Image Restoration using Plug-and-Play CNN MAP Denoisers

This is an implementation of the Image Restoration using Plug-and-Play CNN MAP Denoiser.

Prerequisities

• Tensorflow 1.14
• Pillow
• matplotlib (for plotting)
• scikit-image (for computing the SSIM)

Theory

We assume standard degradation model y = Kx + n, where n is Gaussian noise with standard deviation sigma. The algorithm optimizes the MAP objective. That is: find x such that (1/2*sigma^2) ||Kx -y|| - log p(x) is minimal. This objective optimized using ADMM algorithm consisting of 3 steps:

1. x := argmin_x 1/2*sigma^2 ||Kx-y|| + rho/2 ||x-z_hat+lambda||
2. z := argmin_z -log p(z) + rho/2 ||x-z+lambda||
3. lambda := lambda + (x - z)

The first equation is solely dependent on the degradation of matrix K, and it has a closed-form solution for some tasks. The second equation is a MAP denoising problem. While this can be approximated by MMSE Denoising, we propose to optimize the MAP objective directly using the following neural network: Assuming we have an optimal Denoising Auto-Encoder R* (trained to denoise images degraded with Gaussian noise of standard deviation sigma_R), we introduce network D minimizing the following loss: L_MAP = Sum_v 1/sigma_R^2 ||D(v) - R*(D(v))|| + rho/2 ||D(v) - v|| In the paper, we show that this loss minimizes the MAP denoising objective.

MAP Denoising

In practice, we train the D and R together, but when training D, the gradients are not propagated through R. For training the MAP denoiser please see the MAPdenoiser.py.

Training MAP denoiser

This repository contains a model for the restoration of grayscale images and a model for the restoration of colour images. Nevertheless, you are free to retrain the data on your own dataset. In that case prepare a dataset in numpy .npy format organized as follows [sample, height, width, channels].

The example usage is

from MAPdenoiser import MAPdenoiser
DAE = MAPdenoiser(stddev=11.0/255.0, channels=3)
DAE.train(epoch = 50, batch_size = 128, lr = 0.0001, phase = "train",
          ckpt_dir = './models/map_color', sample_dir ='./sample',
          dataset_path = './data/img_clean_pats_rgb.npy', eval_set ='Set12',
          eval_every_epoch=1)
DAE.freeze_graph(ckpt_dir = './models/map_color')

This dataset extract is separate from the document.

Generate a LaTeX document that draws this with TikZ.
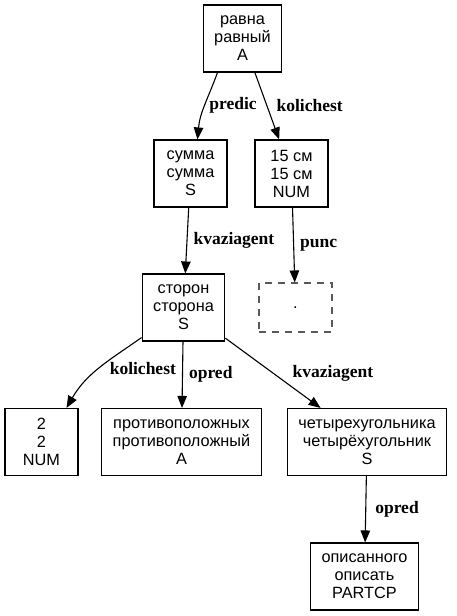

Non-blind Deblurring (real blur)

For non-blind image deblurring, we can use a closed-form solution to solve equation 1 (assuming circular convolution). The code is located in fastMAPdeblurer.py and the example usage for colour images might be found in MAPDeblurer_color.ipynb and for grayscale images in MAPDeblurer_gray.ipynb

import numpy as np
from scipy.io import loadmat
from PIL import Image
from fastMAPdeblurer import fastMAPDeblurer
from utils import real_blur_and_noise

kernel = loadmat('./data/kernels/kernels.mat')['kernels'][0,0]
gt = np.array(Image.open('./data/images/kodim23.png').convert('RGB'), dtype='float32')

sigma_d = 255 * .01 # Sigma that was used to degrade the image 
sigma_dae = 7       # Sigma that was used to train MAP denoiser
rho = 1 / (2*sigma_dae**2)

degraded = real_blur_and_noise(gt, kernel, sigma_d)

deblurer = fastMAPDeblurer(rho, sigma_d, gt.shape,
                           kernel_shape=kernel.shape,
                           denoiser = './models/map_color/optimizedMAPdenoiser.pb')

estimate = deblurer.optimize(degraded, kernel, gt, nr_iters=75, test_iter=1, plot=True)

Note: Although the closed-form solution assumes circular convolution, we use only the valid part of the image and we approximate the edge regions throughout the computation. Therefore, this approach can be used for real blur as well.

Inpainting (random dropping of pixels)

For image inpainting we cannot find a closed-form solution, therefore we use gradient descent to solve equation 1. The code is located in MAPinpainting.py and the example usage for colour images might be found in MAPInpainting_color.ipynb

import numpy as np
from PIL import Image
from MAPinpainting import MAPinpainting
from utils import drop_and_noise, median_inpainting

sigma_d = 255 * .01
sigma_dae = 7
rho = 1 / (sigma_dae**2)

gt = np.array(Image.open('./data/images/kodim23.png').convert('L'), dtype='float32')
degraded, mask = drop_and_noise(gt, sigma_d, 0.8)
initial = median_inpainting(degraded, mask)

inpainter = MAPinpainting(rho, sigma_d, initial.shape,
                           denoiser = './models/map_gray/optimizedMAPdenoiser.pb')

res = inpainter.optimize(initial, mask, gt, nr_iters=100, test_iter=5, plot=True)

The optimization is initialized with median inpainting.